What needs to be done:
Below is a listing; print exactly its lines from the one containing "Emit a Python" down to the one containing "225), (698, 258)]", both inclusive, with every picture left out.

──────── Provided material ────────

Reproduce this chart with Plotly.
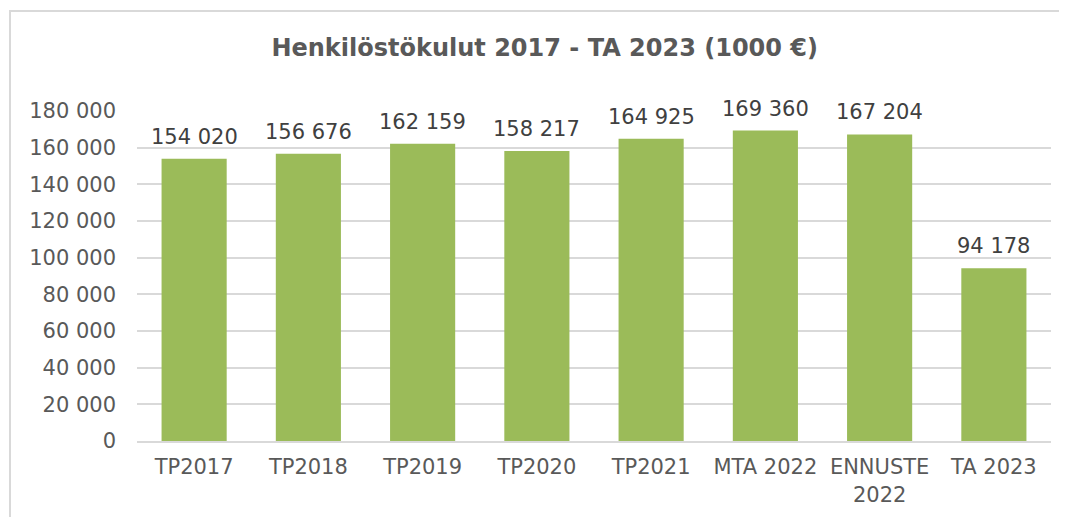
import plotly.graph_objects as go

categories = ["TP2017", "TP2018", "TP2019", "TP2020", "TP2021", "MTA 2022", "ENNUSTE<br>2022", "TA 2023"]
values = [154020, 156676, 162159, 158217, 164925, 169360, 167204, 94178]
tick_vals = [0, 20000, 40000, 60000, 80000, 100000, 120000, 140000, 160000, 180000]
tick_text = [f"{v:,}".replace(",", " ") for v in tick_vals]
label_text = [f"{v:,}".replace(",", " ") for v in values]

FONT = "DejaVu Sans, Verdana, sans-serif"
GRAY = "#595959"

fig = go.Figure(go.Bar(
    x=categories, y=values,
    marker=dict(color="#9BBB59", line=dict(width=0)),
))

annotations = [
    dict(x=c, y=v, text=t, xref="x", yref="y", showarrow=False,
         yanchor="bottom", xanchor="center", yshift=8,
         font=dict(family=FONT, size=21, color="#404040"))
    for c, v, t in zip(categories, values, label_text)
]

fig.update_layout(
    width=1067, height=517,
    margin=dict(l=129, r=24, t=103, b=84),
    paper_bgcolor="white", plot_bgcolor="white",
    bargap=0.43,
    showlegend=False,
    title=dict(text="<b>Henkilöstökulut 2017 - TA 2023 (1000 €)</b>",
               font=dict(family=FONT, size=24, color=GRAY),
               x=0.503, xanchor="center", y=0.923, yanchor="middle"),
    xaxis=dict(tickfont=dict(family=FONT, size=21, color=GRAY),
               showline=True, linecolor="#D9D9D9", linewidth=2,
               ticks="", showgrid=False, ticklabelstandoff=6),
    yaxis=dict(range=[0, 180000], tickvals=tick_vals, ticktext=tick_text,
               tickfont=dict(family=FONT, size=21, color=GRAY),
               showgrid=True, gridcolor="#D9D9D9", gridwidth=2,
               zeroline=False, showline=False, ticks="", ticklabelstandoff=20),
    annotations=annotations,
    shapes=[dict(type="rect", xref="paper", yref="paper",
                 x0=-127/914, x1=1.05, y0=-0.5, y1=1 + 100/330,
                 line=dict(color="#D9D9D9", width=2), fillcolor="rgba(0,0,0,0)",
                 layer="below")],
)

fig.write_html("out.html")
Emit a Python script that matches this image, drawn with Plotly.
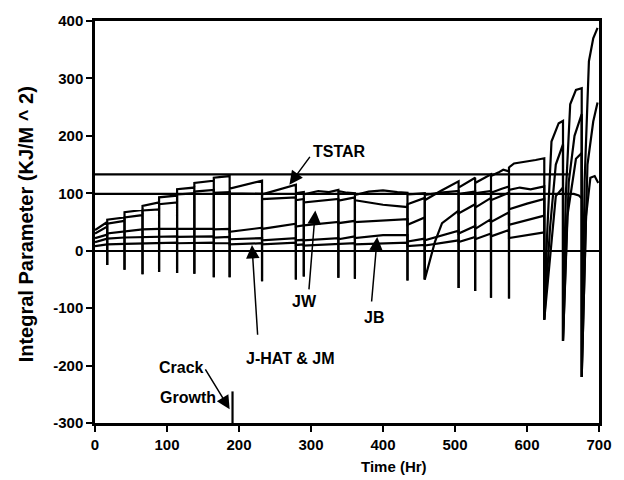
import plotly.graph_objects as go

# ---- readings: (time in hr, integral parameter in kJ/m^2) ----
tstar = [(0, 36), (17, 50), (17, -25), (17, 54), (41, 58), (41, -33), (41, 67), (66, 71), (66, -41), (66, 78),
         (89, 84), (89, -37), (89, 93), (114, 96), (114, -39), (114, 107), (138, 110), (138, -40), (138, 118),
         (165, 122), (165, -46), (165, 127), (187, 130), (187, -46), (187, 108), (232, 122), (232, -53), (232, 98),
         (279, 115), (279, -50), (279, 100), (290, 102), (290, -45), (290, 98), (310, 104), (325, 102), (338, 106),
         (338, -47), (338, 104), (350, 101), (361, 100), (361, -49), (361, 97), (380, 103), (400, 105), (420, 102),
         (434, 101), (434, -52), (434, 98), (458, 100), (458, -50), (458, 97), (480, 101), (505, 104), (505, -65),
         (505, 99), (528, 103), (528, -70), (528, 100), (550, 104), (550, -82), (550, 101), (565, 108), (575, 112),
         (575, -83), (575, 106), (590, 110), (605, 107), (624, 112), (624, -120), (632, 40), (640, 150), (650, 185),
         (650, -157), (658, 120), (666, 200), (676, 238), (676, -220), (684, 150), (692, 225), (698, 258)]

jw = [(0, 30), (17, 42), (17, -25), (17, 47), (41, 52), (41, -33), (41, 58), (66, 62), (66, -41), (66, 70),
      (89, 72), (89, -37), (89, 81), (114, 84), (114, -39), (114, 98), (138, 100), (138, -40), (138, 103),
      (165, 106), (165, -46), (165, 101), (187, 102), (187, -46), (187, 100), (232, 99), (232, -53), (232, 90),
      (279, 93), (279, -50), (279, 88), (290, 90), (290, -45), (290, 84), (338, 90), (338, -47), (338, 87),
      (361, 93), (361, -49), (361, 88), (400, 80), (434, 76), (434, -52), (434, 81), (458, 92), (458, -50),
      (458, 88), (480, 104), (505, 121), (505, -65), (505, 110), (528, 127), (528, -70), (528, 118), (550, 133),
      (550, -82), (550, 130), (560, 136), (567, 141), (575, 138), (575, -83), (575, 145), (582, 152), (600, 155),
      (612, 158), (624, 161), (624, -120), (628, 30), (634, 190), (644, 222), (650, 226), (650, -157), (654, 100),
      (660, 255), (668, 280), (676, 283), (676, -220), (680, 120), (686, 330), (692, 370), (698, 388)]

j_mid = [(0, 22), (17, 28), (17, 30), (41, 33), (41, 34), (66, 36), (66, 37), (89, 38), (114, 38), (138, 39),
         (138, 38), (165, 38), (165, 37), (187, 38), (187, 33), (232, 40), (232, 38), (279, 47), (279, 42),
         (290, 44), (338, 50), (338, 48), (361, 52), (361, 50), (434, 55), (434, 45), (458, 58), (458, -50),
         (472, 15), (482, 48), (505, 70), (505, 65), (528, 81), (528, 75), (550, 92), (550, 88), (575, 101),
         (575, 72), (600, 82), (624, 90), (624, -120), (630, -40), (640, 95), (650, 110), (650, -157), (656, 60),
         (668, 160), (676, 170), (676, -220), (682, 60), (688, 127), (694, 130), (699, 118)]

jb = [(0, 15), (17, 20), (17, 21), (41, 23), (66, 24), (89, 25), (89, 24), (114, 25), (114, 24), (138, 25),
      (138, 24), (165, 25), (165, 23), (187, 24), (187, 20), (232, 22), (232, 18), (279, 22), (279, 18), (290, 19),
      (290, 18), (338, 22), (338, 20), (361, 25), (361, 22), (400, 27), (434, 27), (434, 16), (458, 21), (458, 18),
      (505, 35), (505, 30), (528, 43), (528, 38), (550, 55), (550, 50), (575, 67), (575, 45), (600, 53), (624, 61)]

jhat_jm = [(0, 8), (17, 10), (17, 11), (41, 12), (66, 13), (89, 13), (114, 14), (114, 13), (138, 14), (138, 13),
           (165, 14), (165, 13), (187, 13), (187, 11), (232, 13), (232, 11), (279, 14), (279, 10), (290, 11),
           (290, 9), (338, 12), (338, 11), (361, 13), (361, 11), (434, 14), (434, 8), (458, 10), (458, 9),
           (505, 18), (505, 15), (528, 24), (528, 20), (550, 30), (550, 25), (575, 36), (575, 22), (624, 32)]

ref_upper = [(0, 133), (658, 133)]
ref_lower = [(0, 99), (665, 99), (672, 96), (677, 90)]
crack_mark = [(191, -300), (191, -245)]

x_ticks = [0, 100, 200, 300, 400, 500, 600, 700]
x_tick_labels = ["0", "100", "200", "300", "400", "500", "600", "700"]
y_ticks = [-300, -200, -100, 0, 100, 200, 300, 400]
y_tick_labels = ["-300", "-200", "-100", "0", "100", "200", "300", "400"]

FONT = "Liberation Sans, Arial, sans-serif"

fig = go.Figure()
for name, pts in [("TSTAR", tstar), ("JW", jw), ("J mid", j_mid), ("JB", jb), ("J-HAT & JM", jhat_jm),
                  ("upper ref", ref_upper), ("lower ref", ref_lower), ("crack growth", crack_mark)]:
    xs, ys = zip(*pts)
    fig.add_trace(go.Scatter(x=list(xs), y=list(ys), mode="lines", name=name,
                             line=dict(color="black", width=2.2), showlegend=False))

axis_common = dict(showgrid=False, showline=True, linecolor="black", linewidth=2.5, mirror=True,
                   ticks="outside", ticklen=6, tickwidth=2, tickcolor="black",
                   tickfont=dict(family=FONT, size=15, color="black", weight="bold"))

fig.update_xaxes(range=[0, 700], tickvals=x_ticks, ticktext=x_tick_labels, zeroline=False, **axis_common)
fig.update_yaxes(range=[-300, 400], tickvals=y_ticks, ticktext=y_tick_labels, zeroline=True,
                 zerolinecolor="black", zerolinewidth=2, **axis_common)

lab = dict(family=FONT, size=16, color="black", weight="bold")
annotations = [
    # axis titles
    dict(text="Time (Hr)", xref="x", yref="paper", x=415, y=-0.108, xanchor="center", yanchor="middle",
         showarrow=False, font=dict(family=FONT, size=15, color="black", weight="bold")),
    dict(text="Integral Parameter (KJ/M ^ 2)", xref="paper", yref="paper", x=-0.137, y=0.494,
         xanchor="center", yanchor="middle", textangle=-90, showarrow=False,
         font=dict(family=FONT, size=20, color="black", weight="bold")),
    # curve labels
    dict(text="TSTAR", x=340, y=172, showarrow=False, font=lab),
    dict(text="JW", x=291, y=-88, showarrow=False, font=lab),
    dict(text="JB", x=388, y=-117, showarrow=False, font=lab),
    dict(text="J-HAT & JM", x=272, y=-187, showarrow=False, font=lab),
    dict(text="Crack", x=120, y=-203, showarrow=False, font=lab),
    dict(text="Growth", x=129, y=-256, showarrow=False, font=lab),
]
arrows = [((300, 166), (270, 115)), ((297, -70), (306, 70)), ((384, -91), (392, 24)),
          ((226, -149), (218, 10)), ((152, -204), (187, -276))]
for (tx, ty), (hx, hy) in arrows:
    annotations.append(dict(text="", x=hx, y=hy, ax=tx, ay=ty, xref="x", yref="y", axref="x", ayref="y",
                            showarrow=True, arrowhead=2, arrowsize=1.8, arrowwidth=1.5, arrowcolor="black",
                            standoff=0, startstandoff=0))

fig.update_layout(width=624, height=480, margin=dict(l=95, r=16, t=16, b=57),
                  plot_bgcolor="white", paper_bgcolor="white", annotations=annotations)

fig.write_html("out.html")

────────

Exercise solution:
Emit a Python script that matches this image, drawn with Plotly.
import plotly.graph_objects as go

# ---- readings: (time in hr, integral parameter in kJ/m^2) ----
tstar = [(0, 36), (17, 50), (17, -25), (17, 54), (41, 58), (41, -33), (41, 67), (66, 71), (66, -41), (66, 78),
         (89, 84), (89, -37), (89, 93), (114, 96), (114, -39), (114, 107), (138, 110), (138, -40), (138, 118),
         (165, 122), (165, -46), (165, 127), (187, 130), (187, -46), (187, 108), (232, 122), (232, -53), (232, 98),
         (279, 115), (279, -50), (279, 100), (290, 102), (290, -45), (290, 98), (310, 104), (325, 102), (338, 106),
         (338, -47), (338, 104), (350, 101), (361, 100), (361, -49), (361, 97), (380, 103), (400, 105), (420, 102),
         (434, 101), (434, -52), (434, 98), (458, 100), (458, -50), (458, 97), (480, 101), (505, 104), (505, -65),
         (505, 99), (528, 103), (528, -70), (528, 100), (550, 104), (550, -82), (550, 101), (565, 108), (575, 112),
         (575, -83), (575, 106), (590, 110), (605, 107), (624, 112), (624, -120), (632, 40), (640, 150), (650, 185),
         (650, -157), (658, 120), (666, 200), (676, 238), (676, -220), (684, 150), (692, 225), (698, 258)]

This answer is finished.